In October, the Dallas Observer reported that the club had obtained a special permit from the Namibian government, as well as clearance from the U.S. Fish and Wildlife service, to host the event. According to the club, auctioning the hunt of an older male rhino beyond the age of breeding was the best possible way to raise funds for the Save the Rhino Trust.
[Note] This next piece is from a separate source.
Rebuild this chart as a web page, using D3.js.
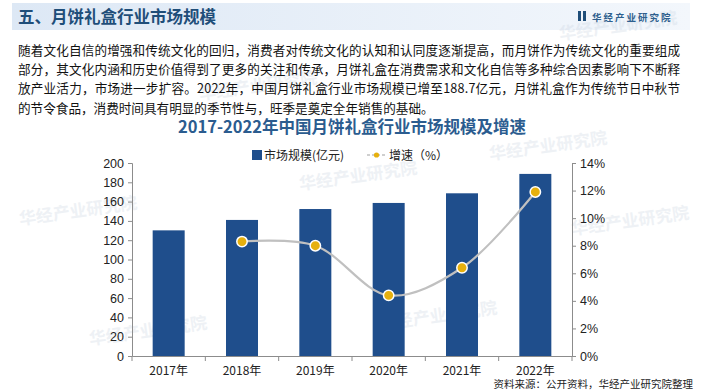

The trust has distanced itself from the auction, noting on its home page that it does not have "any decision making power on issues such as hunting rhino in or outside of Namibia and we are not at all part of these decisions.
"We do not directly receive money from hunting, we have nothing to do with hunting, and we have not at all been approached in this regard either, so to say that we will be receiving money from a rhino hunt is entirely inaccurate," the message on the home page continues.
Ben Carter, director of the Dallas Safari Club, told the Observer in October that the permit was expected to bring in as much as $750,000. Obviously, the auction fell well short of that mark.
Knowlton is listed as a hunting consultant for the Hunting Consortium, a Virginia-based company that offers "the serious sportsman the finest hunting adventures in the world." His profile describes him as "one of the [hunting tourism] industry's rising stars," with particular expertise in North American big-game hunting. Page Six asserts that Knowlton likely purchased the permit for a client.
"We feel that it is far better to allow this rhino to be hunted in exchange for a huge donation to the anti-poaching campaign, rather than letting him die of natural causes," Hunting Consortium presdient Robert Kern told Page Six in an email.
According to Save the Rhino International, rhino populations have plummeted from about 500,000 at the beginning of the 20th century to just 29,000 today. The black rhino has been a big target, with populations falling from 65,000 in 1970 to 2,300 in 1993. The population has bounced back a bit to 5,055 today.